Beranda Batam Warga Batam Keluhkan Pengelolaan Sampah: Pengangkutan Lambat, Tercecer hingga Berbau. Ini Saran...

Warga Batam Keluhkan Pengelolaan Sampah: Pengangkutan Lambat, Tercecer hingga Berbau. Ini Saran Ombudsman Kepri

15
0
Sampah menumpuk di TPS di Kavling Pancur Baru Duriangkang jelang libur panjang .

Batam, Keprisatu.com – Ombudsman RI Perwakilan Kepulauan Riau (Kepri) menyoroti persoalan pengelolaan sampah di Kota Batam, yang ramai dikeluhkan masyarakat kepada Ombudsman karena dianggap lambat mengangkut sampah sehingga tercecer dari bak sampah dan menimbulkan bau tidak sedap.

“Pengelolaan sampah perlu diperhatikan secara serius mengingat tidak hanya berdampak pada kesehatan masyarakat, tetapi juga pada kualitas lingkungan dan teruntuk di Kota Batam untuk daya tarik investasi,” ucap Kepala Perwakilan Ombudsman RI Provinsi Kepri, Dr Lagat Siadari pada Rabu (05/02/2025) di Kantor Perwakilan Ombudsman RI Provinsi Kepri.

Ombudsman RI Perwakilan Kepulauan Riau memanggil Dinas Lingkungan Hidup (DLH) Kota Batam serta Badan Perencanaan dan Penelitian Pengembangan Pembangunan Daerah (Bapelitbangda) Kota Batam untuk berdiskusi.

Oleh karena itu pada Kamis, 16 Januari 2025, Ombudsman RI Perwakilan Kepulauan Riau memanggil Dinas Lingkungan Hidup (DLH) Kota Batam serta Badan Perencanaan dan Penelitian Pengembangan Pembangunan Daerah (Bapelitbangda) Kota Batam untuk berdiskusi.

Tiga tujuan dari diskusi tersebut yakni mengetahui sistem pengelolaan sampah di Kota Batam, menginventarisasi kondisi permasalahan dan kendala pengelolaan sampah di Kota Batam, dan menyusun rencana strategis pengelolaan sampah jangka pendek dan jangka menengah di Kota Batam.

Kepala DLH Kota Batam, Dr. Herman Rozie yang kala itu menjelaskan kepada Ombudsman RI Perwakilan Kepulauan Riau hadir bagaimana kondisi pengelolaan sampah di Kota Batam.

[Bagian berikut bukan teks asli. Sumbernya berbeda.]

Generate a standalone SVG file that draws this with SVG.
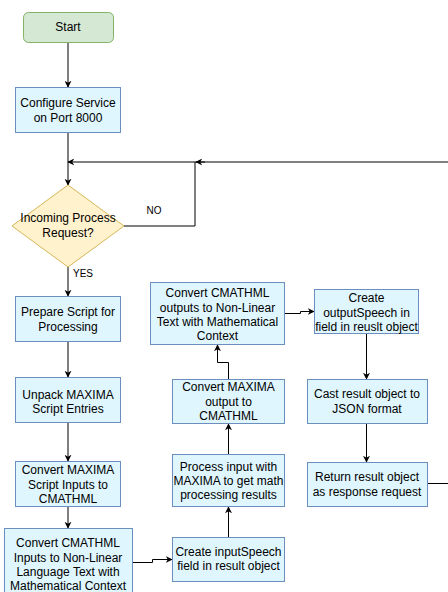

Pertama, ia menjelaskan berdasarkan Peraturan Daerah Kota Batam Nomor 11 Tahun 2023 tentang Pengelolaan Sampah, sampah yang diangkut ke Tempat Pembuangan Akhir (TPA) di Kota Batam hanyalah sampah terpilah, namun saat ini sampah terpilah dari rumah hanya 18% sehingga seluruh sampah harus diangkut ke TPA.

Lalu kendala-kendala lain yakni banyak armada pengangkut sampah yang sudah melewati masa pemakaian yakni lebih dari 8 tahun dan kondisi TPA yang kian padat.

“Informasinya, sebanyak 85% sudah di atas 8 tahun, artinya mayoritas armada pengangkut sampah sudah tidak laik beroperasi karena usia uzur,” ungkap Lagat.
“Juga kondisi TPA yang sudah mulai padat sejalan dengan lonjakan sampah yang diterima, sementara pengelohan sampah hanya bersifat sanitary landfilll pada area TPA Telaga Punggur dan jumlah alat berat yang dapat digunakan di sana hanya ada 2 doser saja jauh dari kebutuhan ideal mengingat volume sampah terus bertambah,” lanjutnya.

Menurut keterangan Kepala DLH itu, diperkirakan 40% sampah sampah organik rumah tangga, pasar dan industri masuk ke TPA. Sehingga terkesan budaya melakukan pengurangan sampah melalui skema Reduce, Reuse dan Recycle (3R) oleh masyarakat masih dianggap kurang berjalan. Meskipun jumlah kelompok bank sampah yang dibina Pemerintah Kota Batam sudah mencapai 150 kelompok aktif.

Kemudian, Herman Rozie menuturkan juga persoalan belum tersedianya Tempat Penampungan Sementara (TPS) yang standar pada wilayah tertentu untuk dilakukan pemprosesan awal (pemilahan).

“Kendala lain juga yang disampaikan kepada kami terkait ketersediaan lahan dan kebutuhan anggaran untuk membangun TPS standar bisa sebesar 5 Milyar. Sedangkan Pemerintah dalam mendukung program hijau mencanangkan bahwa selambatnya tahun 2030 tidak boleh lagi ada TPA dengan konsep sekarang tapi semua sampah harus diolah dalam Tempat Pengelolaan Sampah Terpadu (TPST),” ungkap Lagat.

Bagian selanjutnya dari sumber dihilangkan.